Por Moisés Mendes
O Brasil estava à espera da chance de espancar uma celebridade negra poderosa. Deveria ser um espancamento coletivo, decidido no voto, que tivesse o poder de um massacre.
O Brasil não consegue derrubar Bolsonaro, porque não tem forças para reagir ao fascismo, mas lavou a alma esfolando Karol Conká. São as compensações com seu conforto enganoso.
A Globo produziu o espetáculo dos tempos bolsonarianos. Escolheu a dedo alguém que complicasse a associação automática da imagem de uma mulher negra à ideia de afirmação de negritude, feminismo e militância antirracismo.
O Brasil não massacrou um negro pobre, com o perfil dos que a polícia mata todos os dias, às dezenas, nos morros e nas periferias. Refugou uma negra linda, poderosa, bissexual, influente, rica.
Malharam uma figura dos nossos tempos, a artista e influenciadora com milhões de seguidores.
E aí vem a pergunta incômoda: malharam por ter se revelado violenta, tóxica, destrutiva, abusiva, falsa, preconceituosa, manipuladora e vilã, ou malharam porque, antes, ela é uma negra?
A Globo estava em busca de um impacto que provocasse a maior rejeição a um participante do programa. Karol foi pulverizada com 99,17% dos votos.
Havia ficado antigo e batido para a Globo marcar presença no debate da afirmação de diferenças consagradas e exploradas pela mídia e pelo marketing, mas comportadas demais.

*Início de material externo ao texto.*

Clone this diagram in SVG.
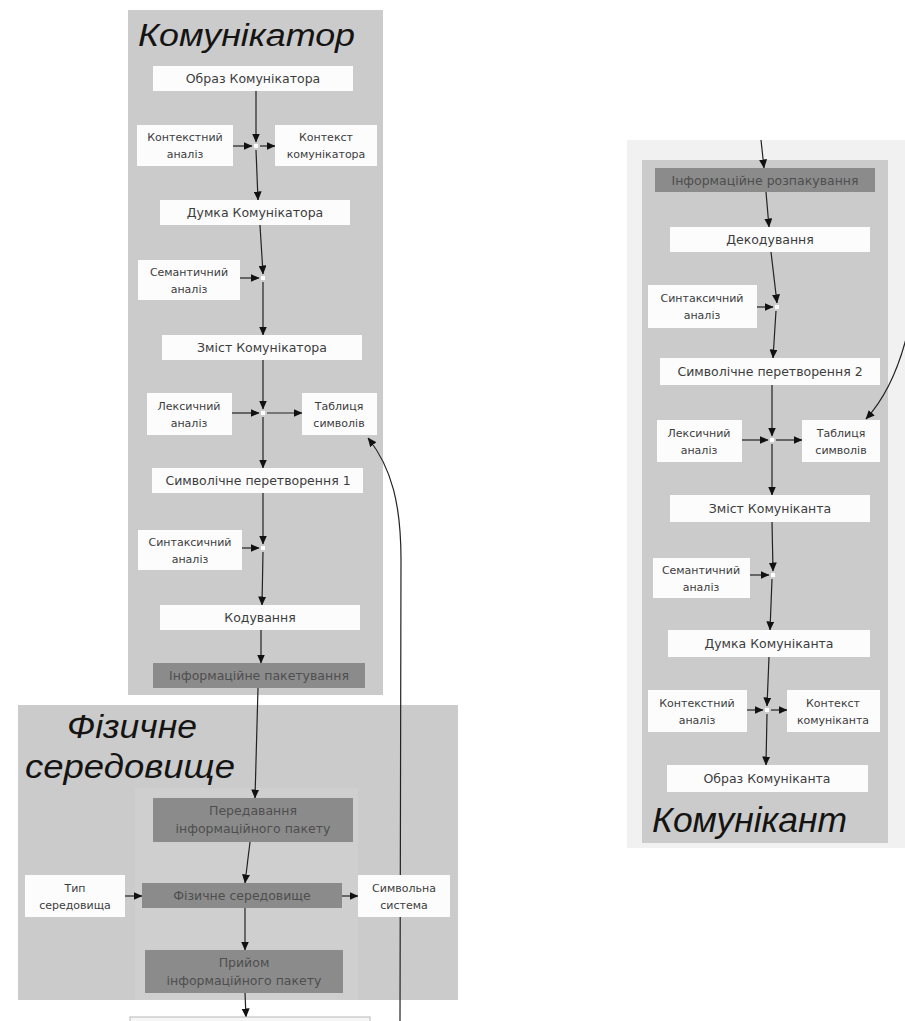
<svg xmlns="http://www.w3.org/2000/svg" width="905" height="1021" viewBox="0 0 905 1021">
<style>
.panel{fill:#cbcbcb}
.wn{fill:#fcfcfc}
.dn{fill:#8b8b8b}
.t{font-family:"DejaVu Sans",Verdana,sans-serif;font-size:12.5px;fill:#3c3c3c;text-anchor:middle}
.ts{font-family:"DejaVu Sans",Verdana,sans-serif;font-size:11px;fill:#3c3c3c;text-anchor:middle}
.td{font-family:"DejaVu Sans",Verdana,sans-serif;font-size:12.5px;fill:#4e4e4e;text-anchor:middle}
.title{font-family:"Liberation Sans",Arial,sans-serif;font-style:italic;fill:#141414}
.c{stroke:#222;stroke-width:1.2;fill:none;marker-end:url(#ah)}
.j{fill:#ffffff}
</style>
<defs>
<marker id="ah" markerWidth="9" markerHeight="8" refX="8.5" refY="4" orient="auto" markerUnits="userSpaceOnUse">
<path d="M0,0 L9,4 L0,8 z" fill="#111"/>
</marker>
</defs>
<rect x="0" y="0" width="905" height="1021" fill="#ffffff"/>

<g id="panel-komunikator">
<rect class="panel" x="128" y="10" width="255" height="685"/>
<text class="title" x="138" y="46" font-size="31" textLength="217" lengthAdjust="spacingAndGlyphs">Комунікатор</text>
</g>
<g id="panel-fizychne">
<rect class="panel" x="18" y="705" width="440" height="295" fill="#cccccc"/>
<rect x="135" y="788" width="223" height="212" fill="#cfcfcf"/>
<text class="title" x="67" y="738" font-size="33" textLength="130" lengthAdjust="spacingAndGlyphs">Фізичне</text>
<text class="title" x="25" y="778" font-size="33" textLength="210" lengthAdjust="spacingAndGlyphs">середовище</text>
</g>
<g id="panel-komunikant">
<rect x="627" y="140" width="278" height="708" fill="#f1f1f1"/>
<rect class="panel" x="642" y="160" width="246" height="683"/>
<text class="title" x="652" y="832" font-size="35" textLength="195" lengthAdjust="spacingAndGlyphs">Комунікант</text>
</g>

<g id="connectors">
<path class="c" d="M256,91 L256,142"/>
<path class="c" d="M233,146 L252,146"/>
<path class="c" d="M260,146 L275,146"/>
<path class="c" d="M256,150 L258,200"/>
<path class="c" d="M260,225 L263,274"/>
<path class="c" d="M240,278 L259,278"/>
<path class="c" d="M263,282 L263,335"/>
<path class="c" d="M263,360 L263,409"/>
<path class="c" d="M232,413 L259,413"/>
<path class="c" d="M267,413 L302,413"/>
<path class="c" d="M263,417 L263,468"/>
<path class="c" d="M263,493 L263,544"/>
<path class="c" d="M242,548 L259,548"/>
<path class="c" d="M263,552 L262,605"/>
<path class="c" d="M261,630 L261,663"/>
<path class="c" d="M258,688 L255,798"/>
<path class="c" d="M250,842 L245,883"/>
<path class="c" d="M245,908 L245,950"/>
<path class="c" d="M245,993 L246,1017"/>
<path class="c" d="M125,896 L142,896"/>
<path class="c" d="M342,896 L358,896"/>
<path class="c" d="M400,1021 L401,560 C401,505 392,468 368,438"/>

<path class="c" d="M761,140 L764,168"/>
<path class="c" d="M766,192 L769,227"/>
<path class="c" d="M771,252 L777,303"/>
<path class="c" d="M757,307 L773,307"/>
<path class="c" d="M776,311 L773,358"/>
<path class="c" d="M772,385 L772,436"/>
<path class="c" d="M742,440 L768,440"/>
<path class="c" d="M776,440 L802,440"/>
<path class="c" d="M772,444 L772,495"/>
<path class="c" d="M772,522 L773,571"/>
<path class="c" d="M750,575 L769,575"/>
<path class="c" d="M772,579 L770,630"/>
<path class="c" d="M769,657 L767,706"/>
<path class="c" d="M747,710 L763,710"/>
<path class="c" d="M771,710 L787,710"/>
<path class="c" d="M767,714 L766,765"/>
<path class="c" d="M910,322 C902,360 888,395 866,419"/>

<rect class="j" x="254" y="144" width="4" height="4"/>
<rect class="j" x="261" y="276" width="4" height="4"/>
<rect class="j" x="261" y="411" width="4" height="4"/>
<rect class="j" x="261" y="546" width="4" height="4"/>
<rect class="j" x="775" y="305" width="4" height="4"/>
<rect class="j" x="770" y="438" width="4" height="4"/>
<rect class="j" x="771" y="573" width="4" height="4"/>
<rect class="j" x="765" y="708" width="4" height="4"/>
</g>

<g id="obraz-komunikatora"><rect class="wn" x="153" y="66" width="200" height="25"/><text class="t" x="253" y="83">Образ Комунікатора</text></g>
<g id="kontekstnyi-analiz-1"><rect class="wn" x="137" y="125" width="96" height="41"/><text class="ts" x="185" y="141">Контекстний</text><text class="ts" x="185" y="158">аналіз</text></g>
<g id="kontekst-komunikatora"><rect class="wn" x="275" y="125" width="102" height="41"/><text class="ts" x="326" y="141">Контекст</text><text class="ts" x="326" y="158">комунікатора</text></g>
<g id="dumka-komunikatora"><rect class="wn" x="160" y="200" width="190" height="25"/><text class="t" x="255" y="217">Думка Комунікатора</text></g>
<g id="semantychnyi-analiz-1"><rect class="wn" x="138" y="260" width="102" height="40"/><text class="ts" x="189" y="276">Семантичний</text><text class="ts" x="189" y="293">аналіз</text></g>
<g id="zmist-komunikatora"><rect class="wn" x="162" y="335" width="200" height="25"/><text class="t" x="262" y="352">Зміст Комунікатора</text></g>
<g id="leksychnyi-analiz-1"><rect class="wn" x="147" y="393" width="85" height="42"/><text class="ts" x="189" y="410">Лексичний</text><text class="ts" x="189" y="427">аналіз</text></g>
<g id="tablytsia-symvoliv-1"><rect class="wn" x="302" y="393" width="75" height="42"/><text class="ts" x="339" y="410">Таблиця</text><text class="ts" x="339" y="427">символів</text></g>
<g id="symvolichne-1"><rect class="wn" x="152" y="468" width="211" height="25"/><text class="t" x="258" y="485">Символічне перетворення 1</text></g>
<g id="syntaksychnyi-analiz-1"><rect class="wn" x="138" y="530" width="104" height="40"/><text class="ts" x="190" y="546">Синтаксичний</text><text class="ts" x="190" y="563">аналіз</text></g>
<g id="koduvannia"><rect class="wn" x="160" y="605" width="200" height="25"/><text class="t" x="260" y="622">Кодування</text></g>
<g id="paketuvannia"><rect class="dn" x="153" y="663" width="212" height="25"/><text class="td" x="259" y="680">Інформаційне пакетування</text></g>

<g id="peredavannia"><rect class="dn" x="153" y="798" width="200" height="44"/><text class="td" x="253" y="815">Передавання</text><text class="td" x="253" y="833">інформаційного пакету</text></g>
<g id="typ-seredovyshcha"><rect class="wn" x="25" y="875" width="100" height="42"/><text class="ts" x="75" y="892">Тип</text><text class="ts" x="75" y="909">середовища</text></g>
<g id="fizychne-seredovyshche"><rect class="dn" x="142" y="883" width="200" height="25"/><text class="td" x="242" y="900">Фізичне середовище</text></g>
<g id="symvolna-systema"><rect class="wn" x="358" y="875" width="92" height="42"/><text class="ts" x="404" y="892">Символьна</text><text class="ts" x="404" y="909">система</text></g>
<g id="pryiom"><rect class="dn" x="145" y="950" width="198" height="43"/><text class="td" x="244" y="967">Прийом</text><text class="td" x="244" y="985">інформаційного пакету</text></g>
<g id="next-node"><rect x="130" y="1017" width="240" height="10" fill="#f6f6f6" stroke="#b8b8b8" stroke-width="1"/></g>

<g id="rozpakuvannia"><rect class="dn" x="655" y="168" width="220" height="24"/><text class="td" x="765" y="185">Інформаційне розпакування</text></g>
<g id="dekoduvannia"><rect class="wn" x="670" y="227" width="200" height="25"/><text class="t" x="770" y="244">Декодування</text></g>
<g id="syntaksychnyi-analiz-2"><rect class="wn" x="648" y="285" width="109" height="43"/><text class="ts" x="702" y="302">Синтаксичний</text><text class="ts" x="702" y="319">аналіз</text></g>
<g id="symvolichne-2"><rect class="wn" x="660" y="358" width="220" height="27"/><text class="t" x="770" y="376">Символічне перетворення 2</text></g>
<g id="leksychnyi-analiz-2"><rect class="wn" x="657" y="420" width="85" height="42"/><text class="ts" x="699" y="437">Лексичний</text><text class="ts" x="699" y="454">аналіз</text></g>
<g id="tablytsia-symvoliv-2"><rect class="wn" x="802" y="420" width="78" height="42"/><text class="ts" x="841" y="437">Таблиця</text><text class="ts" x="841" y="454">символів</text></g>
<g id="zmist-komunikanta"><rect class="wn" x="670" y="495" width="200" height="27"/><text class="t" x="770" y="513">Зміст Комуніканта</text></g>
<g id="semantychnyi-analiz-2"><rect class="wn" x="653" y="558" width="97" height="40"/><text class="ts" x="701" y="574">Семантичний</text><text class="ts" x="701" y="591">аналіз</text></g>
<g id="dumka-komunikanta"><rect class="wn" x="668" y="630" width="202" height="27"/><text class="t" x="769" y="648">Думка Комуніканта</text></g>
<g id="kontekstnyi-analiz-2"><rect class="wn" x="648" y="690" width="99" height="42"/><text class="ts" x="697" y="707">Контекстний</text><text class="ts" x="697" y="724">аналіз</text></g>
<g id="kontekst-komunikanta"><rect class="wn" x="787" y="690" width="93" height="42"/><text class="ts" x="833" y="707">Контекст</text><text class="ts" x="833" y="724">комуніканта</text></g>
<g id="obraz-komunikanta"><rect class="wn" x="667" y="765" width="201" height="27"/><text class="t" x="767" y="783">Образ Комуніканта</text></g>
</svg>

Era preciso explorar as contradições e a complexidade das lutas identitárias e mostrar que nesses contingentes quase sempre associados às esquerdas não há só mocinhos e mocinhas.
Novelas de TV, romances (a literatura está investindo nesse filão), filmes e séries devem ter mais do que negros, gays, trans, defensores da maconha e do aborto e feministas.
A Globo precisava fugir dos clichês idealizados pelo identitarismo. Karol não é um acaso, foi escolhida a dedo. São muitas as informações de que sua vida real está muito próxima da personagem que representou no programa.
A Globo não queria ser repetitiva com as mensagens edificantes do gay assertivo e intelectualizado Jean Wyllys ou da médica e humanista negra Thelma Assis. A protagonista tinha que ser uma barraqueira com o poder de Karol Conká.
Karol é a figura dos nossos tempos gasosos. As pessoas dizem: mas nunca ouvi falar. Não ouviram porque ainda vivem na realidade analógica e envelhecida dos artistas e das estrelas do entretenimento da Globo.
As grandes bolhas do século 20 nem sempre têm dutos com as bolhas gigantescas dos espaços e das falas de gente com a representatividade de Karol Conká.
A Globo teve de ir buscar no mundo digital dos artistas influenciadores o contraponto impositivo, forte, autoritário de uma artista que tem seguidores. Quem ainda tem fãs à moda antiga, como Fiuk, que se acomode, abatido, num cantinho desse cenário.
O Big Brother começou com 20 participantes, nove deles negros. Saíram Nego Di, que quase foi uma Karol, Lucas, que foi embora porque não aguentou, e a própria Karol. Os outros são os outros, sem a imprevisibilidade politicamente incorreta desses dois.
É certo que a Globo, pouco antes do desfecho, investirá de novo num final que passe coisas boas. Mas aí o estrago já terá sido feito. A Globo disse ao Brasil: parem com essa frescura de que só os brancos são pessoas cruéis com os negros.
Logo depois de ser expulsa, ao vivo, Karol admitiu: “Eu me perdi dentro de mim. Nunca imaginei que eu fosse dar uma surtada”.
Enquanto ela surtava na jaula, o que pode ser sua desculpa, o Brasil se preparava para esfolar a negra que todos poderiam odiar sem culpas.
Enquanto isso, Thelma Assis, a vencedora do Big Brother do ano passado, voltava a ser uma médica negra invisível no inferno de Manaus, no maior pronto-socorro do Hospital 28 de Agosto, onde salva vítimas da covid-19.